═════ PROVIDED DATA ═════
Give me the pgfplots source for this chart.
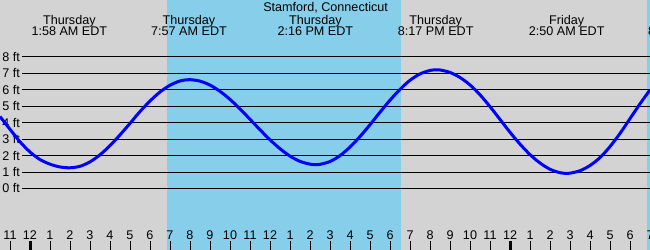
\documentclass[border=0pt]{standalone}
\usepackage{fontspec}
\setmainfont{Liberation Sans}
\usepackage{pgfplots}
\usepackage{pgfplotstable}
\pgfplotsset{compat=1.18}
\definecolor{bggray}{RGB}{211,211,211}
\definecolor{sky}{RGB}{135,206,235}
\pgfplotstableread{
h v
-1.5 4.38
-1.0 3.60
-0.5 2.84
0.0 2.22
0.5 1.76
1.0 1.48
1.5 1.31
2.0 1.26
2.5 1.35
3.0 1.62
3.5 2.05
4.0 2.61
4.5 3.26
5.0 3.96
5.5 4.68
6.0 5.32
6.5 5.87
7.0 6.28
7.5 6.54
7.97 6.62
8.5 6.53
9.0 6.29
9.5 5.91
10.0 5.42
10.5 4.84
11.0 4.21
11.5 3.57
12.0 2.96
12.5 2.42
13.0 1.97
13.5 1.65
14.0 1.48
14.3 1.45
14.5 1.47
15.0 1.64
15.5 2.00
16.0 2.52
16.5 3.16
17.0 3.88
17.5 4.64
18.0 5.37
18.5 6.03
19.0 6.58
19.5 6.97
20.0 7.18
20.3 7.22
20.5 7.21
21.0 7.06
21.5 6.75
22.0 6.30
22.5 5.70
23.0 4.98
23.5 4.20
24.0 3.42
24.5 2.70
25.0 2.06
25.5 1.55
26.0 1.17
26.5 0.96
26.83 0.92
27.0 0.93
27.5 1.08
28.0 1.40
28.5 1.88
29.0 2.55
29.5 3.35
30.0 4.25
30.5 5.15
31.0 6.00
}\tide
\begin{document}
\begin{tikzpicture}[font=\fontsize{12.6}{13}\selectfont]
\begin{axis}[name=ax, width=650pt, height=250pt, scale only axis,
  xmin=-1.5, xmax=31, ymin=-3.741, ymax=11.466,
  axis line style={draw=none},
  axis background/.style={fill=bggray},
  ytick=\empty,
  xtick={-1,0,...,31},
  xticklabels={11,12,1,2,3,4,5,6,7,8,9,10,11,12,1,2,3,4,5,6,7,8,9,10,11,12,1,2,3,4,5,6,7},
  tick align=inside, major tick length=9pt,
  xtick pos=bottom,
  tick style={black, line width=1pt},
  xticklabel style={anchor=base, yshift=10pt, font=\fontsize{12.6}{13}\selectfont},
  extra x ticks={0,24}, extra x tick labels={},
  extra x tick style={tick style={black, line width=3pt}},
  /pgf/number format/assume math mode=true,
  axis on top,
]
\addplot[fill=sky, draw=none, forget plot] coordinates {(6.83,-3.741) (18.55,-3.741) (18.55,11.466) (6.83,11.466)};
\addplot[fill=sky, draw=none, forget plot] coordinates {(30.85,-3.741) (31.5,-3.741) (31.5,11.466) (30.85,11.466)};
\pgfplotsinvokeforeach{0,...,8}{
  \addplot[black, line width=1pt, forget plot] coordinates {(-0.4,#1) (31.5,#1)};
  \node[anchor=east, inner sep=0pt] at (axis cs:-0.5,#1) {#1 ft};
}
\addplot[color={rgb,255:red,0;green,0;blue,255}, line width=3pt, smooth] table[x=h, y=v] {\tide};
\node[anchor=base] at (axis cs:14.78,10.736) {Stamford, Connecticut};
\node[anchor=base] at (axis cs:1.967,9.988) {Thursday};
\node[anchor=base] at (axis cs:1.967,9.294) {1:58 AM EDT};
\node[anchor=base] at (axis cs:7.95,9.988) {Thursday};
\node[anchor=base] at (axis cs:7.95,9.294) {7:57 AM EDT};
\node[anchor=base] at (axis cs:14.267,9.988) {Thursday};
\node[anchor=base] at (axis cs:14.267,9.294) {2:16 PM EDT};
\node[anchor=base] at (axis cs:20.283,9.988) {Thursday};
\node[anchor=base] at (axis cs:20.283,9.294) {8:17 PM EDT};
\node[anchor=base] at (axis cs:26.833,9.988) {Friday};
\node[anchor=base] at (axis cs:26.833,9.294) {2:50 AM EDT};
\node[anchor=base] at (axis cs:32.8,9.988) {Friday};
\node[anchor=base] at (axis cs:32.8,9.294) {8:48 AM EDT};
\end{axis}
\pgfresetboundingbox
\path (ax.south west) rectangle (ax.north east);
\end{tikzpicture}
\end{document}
═════
● DIRECTIVE
Give the material again exactly as it is, but keep the pictures out.

● WRITTEN ANSWER
Give me the pgfplots source for this chart.
\documentclass[border=0pt]{standalone}
\usepackage{fontspec}
\setmainfont{Liberation Sans}
\usepackage{pgfplots}
\usepackage{pgfplotstable}
\pgfplotsset{compat=1.18}
\definecolor{bggray}{RGB}{211,211,211}
\definecolor{sky}{RGB}{135,206,235}
\pgfplotstableread{
h v
-1.5 4.38
-1.0 3.60
-0.5 2.84
0.0 2.22
0.5 1.76
1.0 1.48
1.5 1.31
2.0 1.26
2.5 1.35
3.0 1.62
3.5 2.05
4.0 2.61
4.5 3.26
5.0 3.96
5.5 4.68
6.0 5.32
6.5 5.87
7.0 6.28
7.5 6.54
7.97 6.62
8.5 6.53
9.0 6.29
9.5 5.91
10.0 5.42
10.5 4.84
11.0 4.21
11.5 3.57
12.0 2.96
12.5 2.42
13.0 1.97
13.5 1.65
14.0 1.48
14.3 1.45
14.5 1.47
15.0 1.64
15.5 2.00
16.0 2.52
16.5 3.16
17.0 3.88
17.5 4.64
18.0 5.37
18.5 6.03
19.0 6.58
19.5 6.97
20.0 7.18
20.3 7.22
20.5 7.21
21.0 7.06
21.5 6.75
22.0 6.30
22.5 5.70
23.0 4.98
23.5 4.20
24.0 3.42
24.5 2.70
25.0 2.06
25.5 1.55
26.0 1.17
26.5 0.96
26.83 0.92
27.0 0.93
27.5 1.08
28.0 1.40
28.5 1.88
29.0 2.55
29.5 3.35
30.0 4.25
30.5 5.15
31.0 6.00
}\tide
\begin{document}
\begin{tikzpicture}[font=\fontsize{12.6}{13}\selectfont]
\begin{axis}[name=ax, width=650pt, height=250pt, scale only axis,
  xmin=-1.5, xmax=31, ymin=-3.741, ymax=11.466,
  axis line style={draw=none},
  axis background/.style={fill=bggray},
  ytick=\empty,
  xtick={-1,0,...,31},
  xticklabels={11,12,1,2,3,4,5,6,7,8,9,10,11,12,1,2,3,4,5,6,7,8,9,10,11,12,1,2,3,4,5,6,7},
  tick align=inside, major tick length=9pt,
  xtick pos=bottom,
  tick style={black, line width=1pt},
  xticklabel style={anchor=base, yshift=10pt, font=\fontsize{12.6}{13}\selectfont},
  extra x ticks={0,24}, extra x tick labels={},
  extra x tick style={tick style={black, line width=3pt}},
  /pgf/number format/assume math mode=true,
  axis on top,
]
\addplot[fill=sky, draw=none, forget plot] coordinates {(6.83,-3.741) (18.55,-3.741) (18.55,11.466) (6.83,11.466)};
\addplot[fill=sky, draw=none, forget plot] coordinates {(30.85,-3.741) (31.5,-3.741) (31.5,11.466) (30.85,11.466)};
\pgfplotsinvokeforeach{0,...,8}{
  \addplot[black, line width=1pt, forget plot] coordinates {(-0.4,#1) (31.5,#1)};
  \node[anchor=east, inner sep=0pt] at (axis cs:-0.5,#1) {#1 ft};
}
\addplot[color={rgb,255:red,0;green,0;blue,255}, line width=3pt, smooth] table[x=h, y=v] {\tide};
\node[anchor=base] at (axis cs:14.78,10.736) {Stamford, Connecticut};
\node[anchor=base] at (axis cs:1.967,9.988) {Thursday};
\node[anchor=base] at (axis cs:1.967,9.294) {1:58 AM EDT};
\node[anchor=base] at (axis cs:7.95,9.988) {Thursday};
\node[anchor=base] at (axis cs:7.95,9.294) {7:57 AM EDT};
\node[anchor=base] at (axis cs:14.267,9.988) {Thursday};
\node[anchor=base] at (axis cs:14.267,9.294) {2:16 PM EDT};
\node[anchor=base] at (axis cs:20.283,9.988) {Thursday};
\node[anchor=base] at (axis cs:20.283,9.294) {8:17 PM EDT};
\node[anchor=base] at (axis cs:26.833,9.988) {Friday};
\node[anchor=base] at (axis cs:26.833,9.294) {2:50 AM EDT};
\node[anchor=base] at (axis cs:32.8,9.988) {Friday};
\node[anchor=base] at (axis cs:32.8,9.294) {8:48 AM EDT};
\end{axis}
\pgfresetboundingbox
\path (ax.south west) rectangle (ax.north east);
\end{tikzpicture}
\end{document}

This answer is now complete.